Immediately following the prayer for light, candles on the Altar, personal candles, candles at the dinner table, Advent Wreath candles, and/or all other candles should be lighted.  During the lighting of the candles, a psalm or anthem may be sung, or silence may be kept.  This is quite a powerful thing, to see the light spread out and banish the darkness.  If in Eastertide, the candles should be lit from the Paschal Candle.  After all the candles are lit that are going to be lit, the Phos hilaron is sung, p. 112.  It is interesting to note that, given the extreme permissiveness of these services, you are not given the option to say the Phos hilaron here, only to sing it. (If you really want to, go ahead and say it…)  A popular metrical version of it is in the hymnal at Hymn 25 – this is quite easily sung a cappella.

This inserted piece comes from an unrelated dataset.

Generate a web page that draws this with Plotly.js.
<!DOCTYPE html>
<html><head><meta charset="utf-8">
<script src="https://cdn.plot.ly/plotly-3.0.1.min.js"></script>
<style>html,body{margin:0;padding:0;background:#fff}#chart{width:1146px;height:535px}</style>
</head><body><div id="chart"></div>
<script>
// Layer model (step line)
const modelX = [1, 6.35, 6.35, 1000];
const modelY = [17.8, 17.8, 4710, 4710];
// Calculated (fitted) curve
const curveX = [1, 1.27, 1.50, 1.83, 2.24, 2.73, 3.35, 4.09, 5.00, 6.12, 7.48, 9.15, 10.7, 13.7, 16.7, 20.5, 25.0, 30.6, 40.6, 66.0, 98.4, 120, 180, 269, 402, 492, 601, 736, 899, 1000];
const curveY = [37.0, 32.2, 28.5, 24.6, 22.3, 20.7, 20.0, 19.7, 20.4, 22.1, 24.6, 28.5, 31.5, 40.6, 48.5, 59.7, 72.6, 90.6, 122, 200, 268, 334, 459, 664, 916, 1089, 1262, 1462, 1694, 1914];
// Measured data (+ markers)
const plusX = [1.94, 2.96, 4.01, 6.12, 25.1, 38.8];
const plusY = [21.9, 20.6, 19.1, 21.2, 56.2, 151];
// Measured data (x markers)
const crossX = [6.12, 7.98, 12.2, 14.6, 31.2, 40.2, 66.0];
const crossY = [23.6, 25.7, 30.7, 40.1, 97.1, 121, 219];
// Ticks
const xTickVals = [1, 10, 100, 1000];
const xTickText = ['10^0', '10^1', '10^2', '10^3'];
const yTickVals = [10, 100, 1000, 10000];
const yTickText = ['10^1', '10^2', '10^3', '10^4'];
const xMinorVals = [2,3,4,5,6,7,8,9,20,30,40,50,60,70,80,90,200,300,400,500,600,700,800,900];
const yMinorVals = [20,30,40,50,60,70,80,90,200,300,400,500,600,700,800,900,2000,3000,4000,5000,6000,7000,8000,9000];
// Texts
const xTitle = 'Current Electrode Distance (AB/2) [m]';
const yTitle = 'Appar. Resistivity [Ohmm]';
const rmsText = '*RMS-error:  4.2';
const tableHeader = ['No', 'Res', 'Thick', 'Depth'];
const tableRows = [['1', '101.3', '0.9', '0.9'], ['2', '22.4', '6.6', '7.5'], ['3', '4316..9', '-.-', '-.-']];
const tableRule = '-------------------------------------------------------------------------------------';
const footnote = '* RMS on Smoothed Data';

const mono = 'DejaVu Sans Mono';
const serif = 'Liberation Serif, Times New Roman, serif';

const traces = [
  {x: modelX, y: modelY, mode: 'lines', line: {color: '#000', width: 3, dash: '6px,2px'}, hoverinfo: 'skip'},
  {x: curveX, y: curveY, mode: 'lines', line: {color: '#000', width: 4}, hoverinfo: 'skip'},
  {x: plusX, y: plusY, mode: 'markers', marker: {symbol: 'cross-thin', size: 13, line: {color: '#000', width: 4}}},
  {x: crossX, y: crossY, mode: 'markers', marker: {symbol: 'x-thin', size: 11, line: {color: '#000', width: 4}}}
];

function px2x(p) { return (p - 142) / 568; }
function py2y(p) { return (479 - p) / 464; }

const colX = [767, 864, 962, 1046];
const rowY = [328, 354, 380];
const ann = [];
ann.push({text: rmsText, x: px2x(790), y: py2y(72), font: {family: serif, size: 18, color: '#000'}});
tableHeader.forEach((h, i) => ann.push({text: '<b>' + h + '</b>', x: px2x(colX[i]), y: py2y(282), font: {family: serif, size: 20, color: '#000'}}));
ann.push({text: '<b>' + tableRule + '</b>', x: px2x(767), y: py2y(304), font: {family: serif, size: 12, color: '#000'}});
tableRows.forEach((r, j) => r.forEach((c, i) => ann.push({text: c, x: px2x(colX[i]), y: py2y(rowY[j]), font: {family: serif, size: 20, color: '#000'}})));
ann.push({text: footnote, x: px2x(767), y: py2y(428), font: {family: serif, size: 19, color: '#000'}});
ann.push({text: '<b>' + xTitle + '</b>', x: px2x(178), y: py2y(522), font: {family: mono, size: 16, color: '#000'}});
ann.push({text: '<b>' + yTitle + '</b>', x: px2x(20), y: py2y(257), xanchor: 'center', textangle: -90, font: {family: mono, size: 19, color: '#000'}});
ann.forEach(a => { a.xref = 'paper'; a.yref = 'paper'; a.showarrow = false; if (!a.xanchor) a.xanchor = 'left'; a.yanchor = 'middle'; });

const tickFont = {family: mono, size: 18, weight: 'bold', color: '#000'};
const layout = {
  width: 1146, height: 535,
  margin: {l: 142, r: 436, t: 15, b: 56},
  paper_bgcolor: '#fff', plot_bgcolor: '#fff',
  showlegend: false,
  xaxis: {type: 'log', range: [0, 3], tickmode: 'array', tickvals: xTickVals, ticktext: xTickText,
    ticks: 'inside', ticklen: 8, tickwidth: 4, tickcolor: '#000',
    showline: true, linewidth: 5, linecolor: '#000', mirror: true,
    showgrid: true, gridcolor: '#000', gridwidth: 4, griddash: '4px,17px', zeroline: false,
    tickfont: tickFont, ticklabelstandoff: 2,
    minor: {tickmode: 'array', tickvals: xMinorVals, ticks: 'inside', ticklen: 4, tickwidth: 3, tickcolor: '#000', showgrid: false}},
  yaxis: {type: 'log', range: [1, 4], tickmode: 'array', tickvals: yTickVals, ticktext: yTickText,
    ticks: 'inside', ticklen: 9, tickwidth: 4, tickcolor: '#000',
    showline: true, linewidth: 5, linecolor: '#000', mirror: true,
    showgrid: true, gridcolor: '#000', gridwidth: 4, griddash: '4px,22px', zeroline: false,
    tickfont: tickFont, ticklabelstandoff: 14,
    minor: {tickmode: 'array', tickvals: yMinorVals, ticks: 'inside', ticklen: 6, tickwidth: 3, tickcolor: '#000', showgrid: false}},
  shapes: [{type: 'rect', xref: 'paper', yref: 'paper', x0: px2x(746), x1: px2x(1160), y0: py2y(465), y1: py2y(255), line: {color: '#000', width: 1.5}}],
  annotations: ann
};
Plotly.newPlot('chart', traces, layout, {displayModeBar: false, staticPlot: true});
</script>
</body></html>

During the singing of the Phos hilaron, the additional rubrics on page 143 state that if incense is to be used, it is used at the time.  This can take the form of censing the altar if in church, or having folks come forward to add incense to a live coal as an offering of prayer, or censing the Paschal Candle in Eastertide.  What is great about this is this is one of the only places, if not the only place, that the BCP ’79 uses the word incense.  Apply liberally, I say.

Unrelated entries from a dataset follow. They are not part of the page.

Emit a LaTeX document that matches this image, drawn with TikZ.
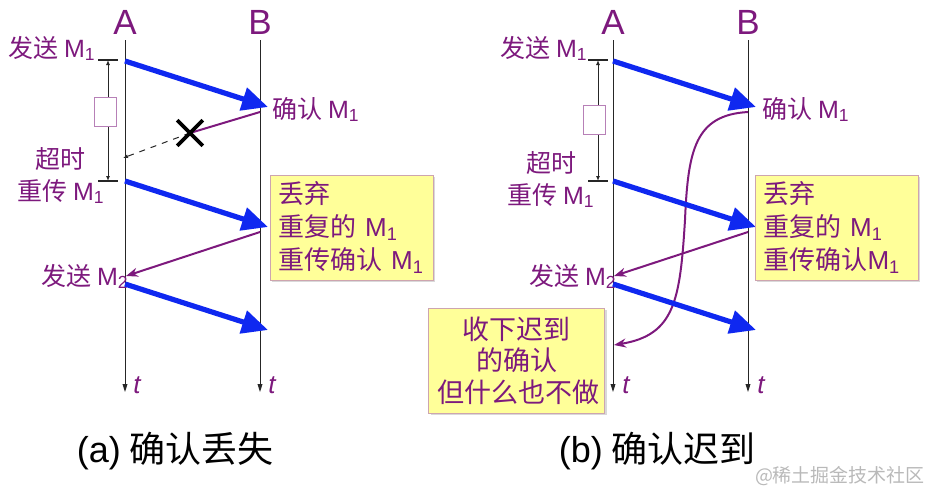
\documentclass[tikz,border=0pt]{standalone}
\usepackage{fontspec}
\setmainfont{Liberation Sans}
\newfontfamily\cjk{Noto Sans CJK SC}
\usetikzlibrary{arrows.meta,shadows,shapes.misc}
\definecolor{pp}{RGB}{125,25,125}
\definecolor{msgblue}{RGB}{15,40,240}
\definecolor{noteyel}{RGB}{255,255,153}
\definecolor{noteedge}{RGB}{205,165,175}
\newcommand{\Msg}[1]{\textrm{M\textsubscript{#1}}}

\begin{document}
\begin{tikzpicture}[x=0.5pt, y=-0.5pt,
    every node/.style={text=pp, inner sep=0pt},
    host/.style={font=\fontsize{17.5}{19}\selectfont},
    lbl/.style={font=\cjk\fontsize{12.5}{14}\selectfont},
    tm/.style={font=\fontsize{13}{15}\selectfont\itshape},
    note/.style={draw=noteedge, fill=noteyel, drop shadow={opacity=0.3, shadow xshift=1.2pt, shadow yshift=-1.2pt}, minimum height=52.5pt, inner xsep=4.25pt, inner ysep=3pt},
    lane/.style={black!85, line width=0.5pt, -{Triangle[length=4pt,width=2.4pt]}},
    msg/.style={msgblue, line width=2.6pt, -{Triangle[length=13pt,width=11.5pt]}},
    ack/.style={pp, line width=1pt, -{Stealth[length=6pt,width=4.5pt]}},
    timer/.style={black!85, line width=0.5pt, {Latex[length=2.5pt,width=2pt]}-{Latex[length=2.5pt,width=2pt]}},
    tick/.style={black!85, line width=0.6pt},
    clock/.style={draw=pp!55, fill=white, minimum width=11pt, minimum height=14.5pt},
    figcap/.style={text=black, font=\cjk\fontsize{18}{20}\selectfont},
]
\useasboundingbox (0,0) rectangle (926,493);

% (a) acknowledgement lost
\node[host, anchor=base] (hA1) at (125,34) {A};
\node[host, anchor=base] (hB1) at (260,34) {B};
\coordinate (a1top) at (125,40); \coordinate (a1end) at (125,392);
\coordinate (b1top) at (260,40); \coordinate (b1end) at (260,392);
\draw[lane] (a1top) -- (a1end);
\draw[lane] (b1top) -- (b1end);
\node[tm] (tA1) at (137,385) {t};
\node[tm] (tB1) at (272,385) {t};

\coordinate (w1s) at (108,60); \coordinate (w1e) at (108,181);
\draw[timer] (w1s) -- (w1e);
\draw[tick] ([xshift=-5pt]w1s) -- ([xshift=5pt]w1s);
\draw[tick] ([xshift=-5pt]w1e) -- ([xshift=5pt]w1e);
\node[clock] (clk1) at (105,112) {};

\coordinate (s1) at (125,61); \coordinate (r1) at (268,107);
\draw[msg] (s1) -- (r1);
\node[lbl, anchor=base east] (send1) at (96,57) {发送 \Msg{1}};
\node[lbl, anchor=base west] (conf1) at (272,118) {确认 \Msg{1}};
\coordinate (k1) at (260,112); \coordinate (x1) at (190,133);
\coordinate (due1) at (123,158);
\draw[pp, line width=1pt] (k1) -- (x1);
\draw[dashed, black!85, line width=0.5pt, -{Latex[length=2.5pt,width=2pt]}] (x1) -- (due1);
\node[draw=black, cross out, line width=1.8pt, minimum size=11pt] (lost) at (x1) {};

\node[lbl, anchor=base] (tout1) at (60,168) {超时};
\node[lbl, anchor=base] (resend1) at (61,200) {重传 \Msg{1}};
\coordinate (s2) at (125,181); \coordinate (r2) at (268,227);
\draw[msg] (s2) -- (r2);
\node[note, text width=73pt, align=left, font=\cjk\fontsize{13}{16.5}\selectfont] (drop1) at (351.5,227.5) {丢弃\\重复的~\Msg{1}\\重传确认~\Msg{1}};
\coordinate (k2) at (260,232); \coordinate (g2) at (126,276);
\draw[ack] (k2) -- (g2);
\node[lbl, anchor=base east] (send2) at (129,285) {发送 \Msg{2}};
\coordinate (s3) at (125,284); \coordinate (r3) at (268,330);
\draw[msg] (s3) -- (r3);
\node[figcap] (capa) at (175,451) {\textrm{(a)} 确认丢失};

% (b) acknowledgement late
\node[host, anchor=base] (hA2) at (613,34) {A};
\node[host, anchor=base] (hB2) at (748,34) {B};
\coordinate (a2top) at (613,40); \coordinate (a2end) at (613,392);
\coordinate (b2top) at (748,40); \coordinate (b2end) at (748,392);
\draw[lane] (a2top) -- (a2end);
\draw[lane] (b2top) -- (b2end);
\node[tm] (tA2) at (626,385) {t};
\node[tm] (tB2) at (761,385) {t};

\coordinate (w2s) at (598,60); \coordinate (w2e) at (598,181);
\draw[timer] (w2s) -- (w2e);
\draw[tick] ([xshift=-5pt]w2s) -- ([xshift=5pt]w2s);
\draw[tick] ([xshift=-5pt]w2e) -- ([xshift=5pt]w2e);
\node[clock] (clk2) at (594.5,119.5) {};

\coordinate (s4) at (613,61); \coordinate (r4) at (756,107);
\draw[msg] (s4) -- (r4);
\node[lbl, anchor=base east] (send3) at (588,57) {发送 \Msg{1}};
\node[lbl, anchor=base west] (conf2) at (762,118) {确认 \Msg{1}};
\coordinate (k3) at (748,112); \coordinate (g3) at (614,345);
\draw[ack] (k3) .. controls (695,115) and (688,150) .. (685,220)
    .. controls (680,300) and (675,335) .. (g3);

\node[lbl, anchor=base] (tout2) at (551,172) {超时};
\node[lbl, anchor=base] (resend2) at (551,204) {重传 \Msg{1}};
\coordinate (s5) at (613,181); \coordinate (r5) at (756,227);
\draw[msg] (s5) -- (r5);
\node[note, text width=73pt, align=left, font=\cjk\fontsize{13}{16.5}\selectfont] (drop2) at (836.5,227.5) {丢弃\\重复的~\Msg{1}\\重传确认\Msg{1}};
\coordinate (k4) at (748,232); \coordinate (g4) at (614,276);
\draw[ack] (k4) -- (g4);
\node[lbl, anchor=base east] (send4) at (617,285) {发送 \Msg{2}};
\coordinate (s6) at (613,284); \coordinate (r6) at (756,330);
\draw[msg] (s6) -- (r6);
\node[note, text width=79.5pt, align=center, font=\cjk\fontsize{13.5}{15.75}\selectfont] (keep) at (516.5,360.5) {收下迟到\\的确认\\但什么也不做};
\node[figcap] (capb) at (657,451) {\textrm{(b)} 确认迟到};

\node[text=gray!55, font=\cjk\fontsize{9.5}{11}\selectfont] (mark) at (840,476) {@稀土掘金技术社区};
\end{tikzpicture}
\end{document}
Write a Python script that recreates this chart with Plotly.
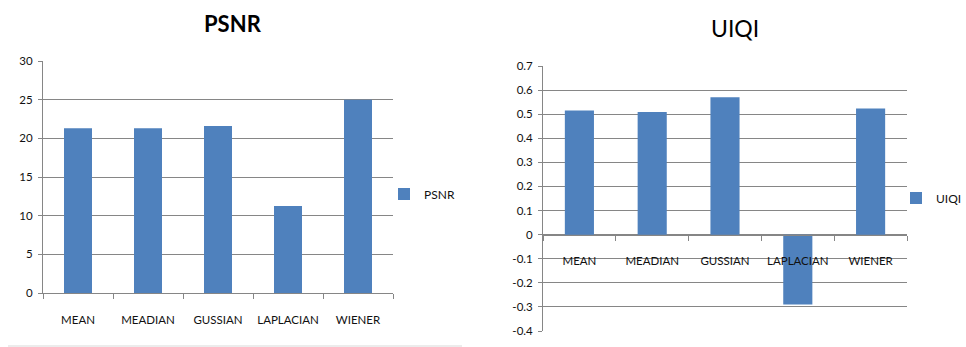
import plotly.graph_objects as go

categories = ["MEAN", "MEADIAN", "GUSSIAN", "LAPLACIAN", "WIENER"]
psnr_values = [21.3, 21.3, 21.6, 11.25, 25.0]
uiqi_values = [0.515, 0.509, 0.570, -0.29, 0.524]
psnr_ticks = [0, 5, 10, 15, 20, 25, 30]
uiqi_ticks = [-0.4, -0.3, -0.2, -0.1, 0, 0.1, 0.2, 0.3, 0.4, 0.5, 0.6, 0.7]
uiqi_ticktext = ["-0.4", "-0.3", "-0.2", "-0.1", "0", "0.1", "0.2", "0.3", "0.4", "0.5", "0.6", "0.7"]

W, H = 966, 347
BAR = "#4f81bd"
GRID = "#868686"
TXT = "#111111"
FONT = "Lato"


def px_x(v):
    return v / W


def px_y(v):
    return 1 - v / H


left_x = [px_x(43), px_x(393)]
left_y = [px_y(293), px_y(61)]
right_x = [px_x(543), px_x(907)]
right_y = [px_y(331), px_y(66)]
uiqi_range = [-0.4, 0.7]
zero_pos = right_y[0] + (0 - uiqi_range[0]) / (uiqi_range[1] - uiqi_range[0]) * (right_y[1] - right_y[0])

fig = go.Figure()
fig.add_trace(go.Bar(x=categories, y=psnr_values, name="PSNR", marker=dict(color=BAR, line=dict(width=0)),
                     xaxis="x", yaxis="y", legend="legend", showlegend=True))
fig.add_trace(go.Bar(x=categories, y=uiqi_values, name="UIQI", marker=dict(color=BAR, line=dict(width=0)),
                     xaxis="x2", yaxis="y2", legend="legend2", showlegend=True))

xcommon = dict(type="category", tickson="boundaries", ticks="outside", ticklen=5, tickcolor=GRID,
               showline=True, linecolor=GRID, linewidth=1, showgrid=False, tickangle=0, automargin=False,
               tickfont=dict(family=FONT, size=11.5, color=TXT), ticklabelstandoff=16)
ycommon = dict(ticks="outside", ticklen=4, tickcolor=GRID, showline=True, linecolor=GRID, linewidth=1,
               showgrid=True, gridcolor=GRID, gridwidth=1, zeroline=False, automargin=False,
               tickfont=dict(family=FONT, size=11.5, color=TXT), ticklabelstandoff=3)

fig.update_layout(
    width=W, height=H,
    margin=dict(l=0, r=0, t=0, b=0, autoexpand=False),
    paper_bgcolor="white", plot_bgcolor="white",
    bargap=0.6,
    showlegend=True,
    xaxis=dict(domain=left_x, anchor="y", **xcommon),
    yaxis=dict(domain=left_y, anchor="x", range=[0, 30], tickvals=psnr_ticks, **ycommon),
    xaxis2=dict(domain=right_x, anchor="free", position=zero_pos, **xcommon),
    yaxis2=dict(domain=right_y, anchor="x2", range=uiqi_range, tickvals=uiqi_ticks,
                ticktext=uiqi_ticktext, **ycommon),
    legend=dict(x=px_x(384), y=px_y(194), xanchor="left", yanchor="middle",
                font=dict(family=FONT, size=12, color=TXT), bgcolor="rgba(0,0,0,0)"),
    legend2=dict(x=px_x(896), y=px_y(198), xanchor="left", yanchor="middle",
                 font=dict(family=FONT, size=12, color=TXT), bgcolor="rgba(0,0,0,0)"),
    annotations=[
        dict(text="<b>PSNR</b>", x=px_x(233), y=px_y(24), xref="paper", yref="paper",
             xanchor="center", yanchor="middle", showarrow=False,
             font=dict(family=FONT, size=22, color="#000000")),
        dict(text="UIQI", x=px_x(735), y=px_y(28), xref="paper", yref="paper",
             xanchor="center", yanchor="middle", showarrow=False,
             font=dict(family=FONT, size=23, color="#000000")),
    ],
    shapes=[
        dict(type="line", xref="paper", yref="paper", x0=px_x(8), x1=px_x(462), y0=px_y(346), y1=px_y(346),
             line=dict(color="#d9d9d9", width=1)),
    ],
)

fig.write_html("out.html")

From there, the service may either be completed, as it might be if used as a special blessing before meals in a private home, or it may continue in myriad ways.

  • You may continue with Evening Prayer, beginning at the psalms;
  • You may continue with the Holy Eucharist (if with a priest), beginning at the salutation and the Collect of the Day;
  • You may continue with a meal or other activity, concluding the service following the Phos hilaron by all saying the Lord’s Prayer and the Officiant offering a grace or a blessing;
  • Or it may continue as a complete rite in and of itself by adding the following elements:
  1. A Psalm(s), followed by silence, a suitable Collect, or both.
  2. A Scripture reading, followed by silence, a sermon or homily, a passage from Christian literature, or any combination thereof.
  3. A canticle – The Magnificat is especially appropriate, but any canticle or hymn of praise will serve.  To maintain the contemplative nature of this kind of service, you might consider a Taizé style song.
  4. Prayers – A Litany is suggested, such as the Litany of the Saints, the Great Litany, or other Litany.  Other suitable prayer devotions may be used as desired, to include the Lord’s Prayer.  The Collect of the Day may be used, or one of the two provided collects on p. 113, or any other collect appropriate for the occasion.
  5. A blessing (suggested blessing on p. 114 – it says a bishop or priest may use this blessing but if you change the pronoun “you” to “us” a layperson may use it,) or dismissal (see p. 114), or both.  Following that, the Peace may be exchanged.

If it is desirous to sing another hymn, it should be sung following the prayers prior to the blessing and dismissal.  If the complete office form is used prior to a meal, it is appropriate to conclude the rite with a blessing over the food.

So, there you have that one, “An Order of Worship for the Evening.”  I have experienced this service in many beautiful and very creative ways.  It is highly flexible and malleable to almost any situation, circumstance, and location.  With this service particularly, staying within the rubrics of course, I encourage you to let your liturgical creativity run wild!  Light is a powerful thing.  The Light of Christ, all the more so.  Let your light shine.